I was thinking at this point I might just forget about the SVD stuff on a GPU - i can find other work for it to do and the SVD code I was looking at (in EJML) is very complex. But with the fixes to the inlier check now it was taking about 50% of the time; which meant that even with multi-threading I probably couldn't keep the GPU very busy with in-lier checks. My first attempt at this generated a single result on the CPU then double-buffered the matrices to the GPU for it to perform the inlier check. Unfortunately the driver overhead was too great; I got it down to about 4s (for 10K iterations), but most of that time was in the driver synchronisation. After thinking about it a bit more I was going to do a whole batch instead, but then I did some more profiling and realised it was only going to give me at best a 2x performance boost, so I thought i'd go for some higher-hanging fruit first.
So I revisited the thought of creating a fully-GPU implementation. So as it happens I ended up back with the GSL version of the SVD code which was in the CUDA_RANSAC stuff.
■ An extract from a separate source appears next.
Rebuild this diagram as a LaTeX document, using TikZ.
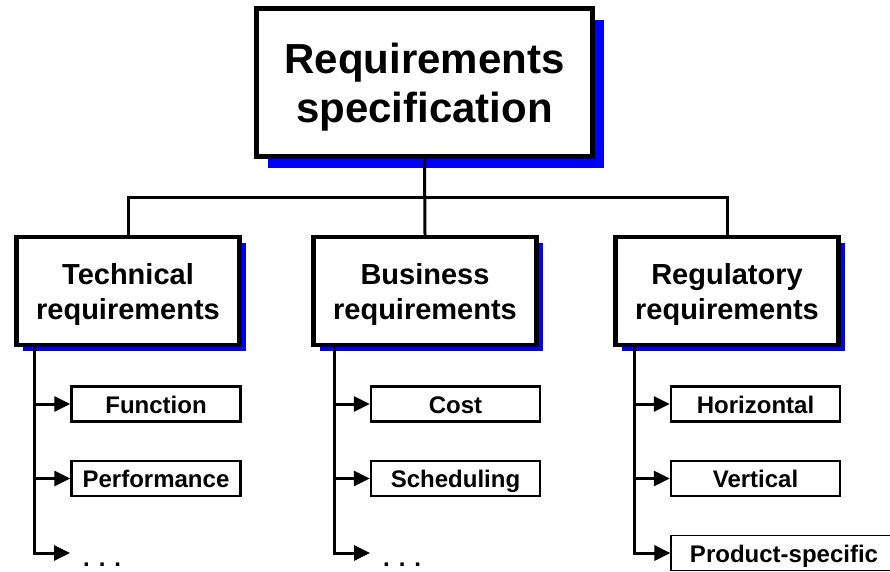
\documentclass[tikz,border=0pt]{standalone}
\usepackage{fontspec}
\setmainfont{Liberation Sans}
\usetikzlibrary{arrows.meta,shadows}
\begin{document}
\begin{tikzpicture}[x=1pt,y=-1pt,>={Triangle[length=16pt,width=15pt]},
  topbox/.style={draw,fill=white,line width=4.5pt,minimum width=336pt,minimum height=148pt,
    align=center,text depth=-1pt,font=\bfseries\fontsize{42}{49}\selectfont,
    drop shadow={shadow xshift=11pt,shadow yshift=-11pt,fill=blue,opacity=1}},
  midbox/.style={draw,fill=white,line width=4.5pt,minimum width=223pt,minimum height=108pt,
    align=center,text depth=-2pt,font=\bfseries\fontsize{29}{35}\selectfont,
    drop shadow={shadow xshift=6pt,shadow yshift=-6pt,fill=blue,opacity=1}},
  leafbox/.style={draw,fill=white,line width=2.5pt,minimum width=169pt,minimum height=35pt,
    inner sep=0pt,text height=18pt,text depth=0pt,font=\bfseries\fontsize{24}{28}\selectfont},
  dots/.style={font=\bfseries\fontsize{24}{28}\selectfont,anchor=base west,inner sep=0pt},
  link/.style={line width=3pt}]
\useasboundingbox (0,0) rectangle (890,571);
\begin{scope}
\clip (0,0) rectangle (890,571);
% top
\node[topbox] (spec) at (424.5,82.5) {Requirements\\specification};
% second level
\node[midbox] (tech) at (128,291) {Technical\\requirements};
\node[midbox] (busi) at (425,291) {Business\\requirements};
\node[midbox] (regu) at (727,291) {Regulatory\\requirements};
\coordinate (bus) at (0,197);
\draw[link] (tech.north) |- (bus -| regu.north) -- (regu.north);
\draw[link] (spec.south) -- (busi.north);
% leaves
\node[leafbox] (func) at (156,404) {Function};
\node[leafbox] (perf) at (156,478.5) {Performance};
\node[dots] (dotsT) at (83,566) {. . .};
\coordinate (endT) at (70,553);
\node[leafbox] (cost) at (455.5,404) {Cost};
\node[leafbox] (sched) at (455.5,478.5) {Scheduling};
\node[dots] (dotsB) at (383,566) {. . .};
\coordinate (endB) at (370,553);
\node[leafbox] (hori) at (755.5,404) {Horizontal};
\node[leafbox] (vert) at (755.5,478.5) {Vertical};
\node[leafbox,line width=1.2pt,minimum width=226pt] (prod) at (784,553) {Product-specific};
% trunks
\draw[link,->] (tech.south west) ++(20,0) |- (func.west);
\draw[link,->] (tech.south west) ++(20,0) |- (perf.west);
\draw[link,->] (tech.south west) ++(20,0) |- (endT);
\draw[link,->] (busi.south west) ++(23,0) |- (cost.west);
\draw[link,->] (busi.south west) ++(23,0) |- (sched.west);
\draw[link,->] (busi.south west) ++(23,0) |- (endB);
\draw[link,->] (regu.south west) ++(21,0) |- (hori.west);
\draw[link,->] (regu.south west) ++(21,0) |- (vert.west);
\draw[link,->] (regu.south west) ++(21,0) |- (prod.west);
\end{scope}
\end{tikzpicture}
\end{document}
I dropped that back to Java and got it working. I noticed the code almost always does operations on columns, and indeed, copies the columns around a couple of times just for good measure. So I transposed the data and operate on rows instead: which means I can parallelise some of the internal loops as well. With a few more tweaks this is now the fastest version, 50K iterations take about 0.85s.
I'm still working on implementing a version of the 'optimised' homography algorithm at the moment, as it needs some more work - e.g. an implementation of
pinv. But given I have the basic version working I should probably try to port that to OpenCL first, to see if I will get much benefit.
I probably need to investigate trying to reduce the iterations required. At the moment I am doing a simple nearest-neighbour match using an L2 measure, so this could probably be improved (but given results as below, it is doing a fair job).
This is a display of the inliers. There are 249 inliers from 571 putative matching feature points.
This is the result after running clsurf to find feature points, running a sum of squares match against the feature points to find the putative matches, and then running RANSAC for 50K iterations to find the homography.
SURF and the nearest neighbour match are running on the GPU (in ~50ms total) with the RANSAC entirely on the CPU in single-threaded java - in about 0.95s for the 'unoptimised' homography calculator.
This is the image after the homography is applied to each corresponding picture. i.e. the source right-hand image has the inverse homography applied to generate the output left-hand image. And visa versa.